◆ **What the task requires**
Write out again, word for word, the lines below from the line that holds "Output the Python" through the line that holds "import plotly.graph_objects as go", omitting pictures.
=== Records for the exercise ===
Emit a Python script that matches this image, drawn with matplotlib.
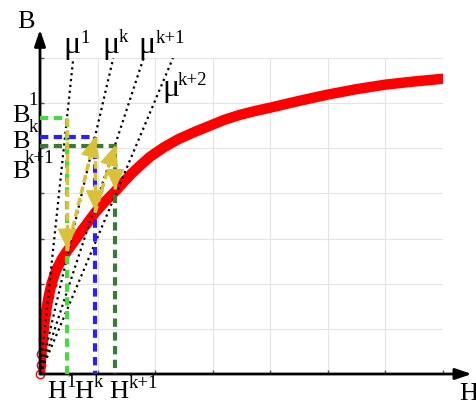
import matplotlib.pyplot as plt

# --- Font setup ---
plt.rcParams['font.family'] = ['Liberation Serif', 'DejaVu Serif']

# --- Data ---
# B-H curve (red)
H_curve = [0, 0.01, 0.025, 0.045, 0.07, 0.1, 0.15, 0.2, 0.28, 0.38, 0.469, 0.6,
           0.75, 0.955, 1.13, 1.302, 1.45, 1.6, 1.75, 1.91, 2.15, 2.4, 2.7, 2.99,
           3.2, 3.47, 3.75, 4.0, 4.5, 5.0, 5.5, 6.0, 6.5, 7.0]
B_curve = [0, 0.2, 0.45, 0.75, 1.05, 1.35, 1.72, 2.0, 2.3, 2.55, 2.72, 2.95,
           3.22, 3.57, 3.82, 4.04, 4.25, 4.45, 4.63, 4.81, 5.02, 5.2, 5.37, 5.52,
           5.63, 5.74, 5.83, 5.9, 6.05, 6.19, 6.31, 6.41, 6.48, 6.54]

# iteration points: H^1, H^k, H^(k+1)
H_iter = [0.469, 0.955, 1.302]
B_iter = [5.68, 5.25, 5.06]          # B^1, B^k, B^(k+1)
B_on_curve = [2.72, 3.57, 4.04]      # B(H) on the curve at H_iter

# slopes of the mu lines through the origin
mu_slopes = [12.1, 5.5, 3.89, 3.03]
mu_sups = ['1', 'k', 'k+1', 'k+2']
iter_sups = ['1', 'k', 'k+1']

# --- Styles ---
iter_colors = ['#45db3c', '#2f1cff', '#3b7a35']
yellow = '#d9c23a'
ymax = 7

fig = plt.figure(figsize=(4.77, 4.05), dpi=100)
ax = fig.add_axes([40 / 477, 31 / 405, 403 / 477, 316 / 405])
ax.set_xlim(0, 7)
ax.set_ylim(0, 7)
ax.set_xticks(range(8))
ax.set_yticks(range(8))
ax.set_xticklabels([])
ax.set_yticklabels([])
ax.grid(True, color='#e4e4e4', lw=0.8)
ax.tick_params(direction='in', length=3, width=1, color='#555555')
for s in ax.spines.values():
    s.set_visible(False)

# red B-H curve
ax.plot(H_curve, B_curve, color='red', lw=7.5, solid_capstyle='round',
        solid_joinstyle='round', zorder=2)
ax.plot(H_curve, B_curve, ls='none', marker='o', mfc='none', mec='red',
        ms=6, mew=1.0, markevery=slice(0, 8), zorder=2, clip_on=False)

# mu lines
for s in mu_slopes:
    ax.plot([0, ymax / s], [0, ymax], color='black', ls=':', lw=1.6, zorder=3)

# coloured dashed guides
for h, b, c in zip(H_iter, B_iter, iter_colors):
    ax.plot([0, h, h], [b, b, 0], color=c, lw=3, dashes=(2, 1.3), zorder=4,
            clip_on=False)

# yellow iteration arrows
def yarrow(x0, y0, x1, y1):
    ax.plot([x0, x1], [y0, y1], color=yellow, lw=2.5, dashes=(2.2, 1.2), zorder=5)
    dx, dy = x1 - x0, y1 - y0
    ax.annotate('', xy=(x1, y1), xytext=(x1 - dx * 0.05, y1 - dy * 0.05),
                arrowprops=dict(arrowstyle='-|>,head_length=0.65,head_width=0.3',
                                color=yellow, lw=1, mutation_scale=20,
                                shrinkA=0, shrinkB=0), zorder=6)

for i in range(3):
    yarrow(H_iter[i], B_iter[i], H_iter[i], B_on_curve[i] + 0.05)
    if i < 2:
        yarrow(H_iter[i], B_on_curve[i], H_iter[i + 1], B_iter[i + 1])

# axis arrows
arrow_kw = dict(arrowstyle='-|>,head_length=0.65,head_width=0.22', color='black',
                lw=2, mutation_scale=15, shrinkA=0, shrinkB=0)
ax.annotate('', xy=(0, 7.63), xytext=(0, 0), arrowprops=arrow_kw,
            annotation_clip=False)
ax.annotate('', xy=(7.5, 0), xytext=(0, 0), arrowprops=arrow_kw,
            annotation_clip=False)

big = 19
mu_size = 23
small = 13.5
tkw = dict(ha='left', va='baseline', clip_on=False)

ax.text(-0.40, 7.67, 'B', fontsize=big, **tkw)
ax.text(7.29, -0.576, 'H', fontsize=big, **tkw)

# mu labels
mu_pos = [(0.40, 7.10, 0.70, 7.34), (1.076, 7.10, 1.36, 7.36),
          (1.701, 7.10, 2.0, 7.34), (2.118, 6.16, 2.39, 6.41)]
for (mx, my, sx, sy), sup in zip(mu_pos, mu_sups):
    ax.text(mx, my, '\u03bc', fontsize=mu_size, **tkw)
    ax.text(sx, sy, sup, fontsize=small, **tkw)

# B labels
b_pos = [(-0.49, 5.59, -0.20, 5.96), (-0.49, 5.01, -0.20, 5.37),
         (-0.49, 4.35, -0.27, 4.68)]
for (bx, by, sx, sy), sup in zip(b_pos, iter_sups):
    ax.text(bx, by, 'B', fontsize=big, **tkw)
    ax.text(sx, sy, sup, fontsize=small, **tkw)

# H labels
h_pos = [(0.12, -0.54, 0.46, -0.29), (0.60, -0.54, 0.94, -0.29),
         (1.21, -0.54, 1.54, -0.31)]
for (hx, hy, sx, sy), sup in zip(h_pos, iter_sups):
    ax.text(hx, hy, 'H', fontsize=big, **tkw)
    ax.text(sx, sy, sup, fontsize=small, **tkw)

fig.savefig('out.png', dpi=100)
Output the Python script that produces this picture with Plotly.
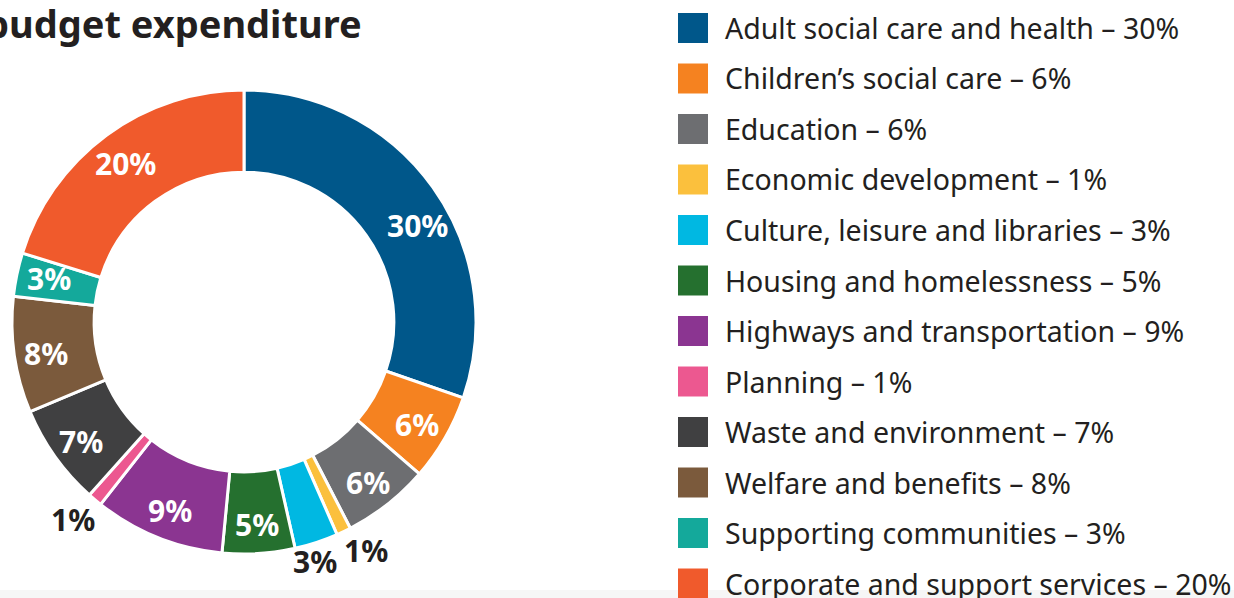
import math
import plotly.graph_objects as go

# Budget categories, shares (%) and colours
categories = [
    "Adult social care and health",
    "Children\u2019s social care",
    "Education",
    "Economic development",
    "Culture, leisure and libraries",
    "Housing and homelessness",
    "Highways and transportation",
    "Planning",
    "Waste and environment",
    "Welfare and benefits",
    "Supporting communities",
    "Corporate and support services",
]
shares = [30, 6, 6, 1, 3, 5, 9, 1, 7, 8, 3, 20]
colors = [
    "#00578a", "#f58220", "#6d6e71", "#fbc03d", "#00b8e2", "#25702f",
    "#8b3591", "#ec5890", "#404041", "#7b5a3c", "#14a99b", "#f05a2c",
]

# Slices whose label sits outside the ring, and small angular nudges for labels
outside_labels = {"Economic development", "Culture, leisure and libraries", "Planning"}
label_shift_deg = {"Adult social care and health": 5.5, "Supporting communities": 1.5}

W, H = 1234, 598
CX, CY, R = 244, 322, 232          # donut centre and outer radius (px)
HOLE = 0.646
INK = "#231f20"
FONT = "Noto Sans"


def px_to_paper(x, y):
    return x / W, 1 - y / H


fig = go.Figure()

fig.add_trace(go.Pie(
    labels=categories,
    values=shares,
    marker=dict(colors=colors, line=dict(color="white", width=3)),
    hole=HOLE,
    sort=False,
    direction="clockwise",
    rotation=0,
    textinfo="none",
    hoverinfo="label+percent",
    showlegend=False,
    domain=dict(x=[(CX - R) / W, (CX + R) / W],
                y=[1 - (CY + R) / H, 1 - (CY - R) / H]),
))

annotations = []
shapes = []

# Percentage labels around the ring, placed from cumulative slice angles
total = sum(shares)
cum = 0.0
r_mid = 200
r_out = R - 4
for name, v in zip(categories, shares):
    mid = (cum + v / 2) / total * 360 + label_shift_deg.get(name, 0)
    cum += v
    t = math.radians(mid)
    s, c = math.sin(t), math.cos(t)
    if name in outside_labels:
        x = CX + r_out * s
        y = CY - r_out * c
        xa = "left" if s > 0.35 else ("right" if s < -0.35 else "center")
        ya = "top" if c < -0.35 else ("bottom" if c > 0.35 else "middle")
        px, py = px_to_paper(x, y)
        annotations.append(dict(
            x=px, y=py, xref="paper", yref="paper", text=f"<b>{v}%</b>",
            showarrow=False, xanchor=xa, yanchor=ya,
            font=dict(family=FONT, size=30, color=INK),
        ))
    else:
        x = CX + r_mid * s
        y = CY - r_mid * c + 3
        px, py = px_to_paper(x, y)
        annotations.append(dict(
            x=px, y=py, xref="paper", yref="paper", text=f"<b>{v}%</b>",
            showarrow=False, xanchor="center", yanchor="middle",
            font=dict(family=FONT, size=30, color="white"),
        ))

# Legend: coloured squares with category text
LEG_X, LEG_Y0, LEG_DY, SQ = 678, 28, 50.5, 30
for i, (name, v, col) in enumerate(zip(categories, shares, colors)):
    yc = LEG_Y0 + i * LEG_DY
    x0, y0 = px_to_paper(LEG_X, yc + SQ / 2)
    x1, y1 = px_to_paper(LEG_X + SQ, yc - SQ / 2)
    shapes.append(dict(type="rect", xref="paper", yref="paper",
                       x0=x0, y0=y0, x1=x1, y1=y1,
                       fillcolor=col, line=dict(width=0)))
    tx, ty = px_to_paper(LEG_X + SQ + 15, yc)
    annotations.append(dict(
        x=tx, y=ty, xref="paper", yref="paper",
        text=f"{name} \u2013 {v}%", showarrow=False,
        xanchor="left", yanchor="middle",
        font=dict(family=FONT, size=28.5, color=INK),
    ))

# Title
tx, ty = px_to_paper(364, 23)
annotations.append(dict(
    x=tx, y=ty, xref="paper", yref="paper",
    text="<b>budget expenditure</b>", showarrow=False,
    xanchor="right", yanchor="middle",
    font=dict(family=FONT, size=38, color=INK),
))

# Faint footer band
shapes.append(dict(type="rect", xref="paper", yref="paper",
                   x0=0, x1=1, y0=0, y1=8 / H,
                   fillcolor="#f6f6f6", line=dict(width=0), layer="below"))

fig.update_layout(
    width=W, height=H,
    margin=dict(l=0, r=0, t=0, b=0),
    paper_bgcolor="white",
    plot_bgcolor="white",
    annotations=annotations,
    shapes=shapes,
)

fig.write_html("out.html")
===
◆ **Answer to this task**
Output the Python script that produces this picture with Plotly.
import math
import plotly.graph_objects as go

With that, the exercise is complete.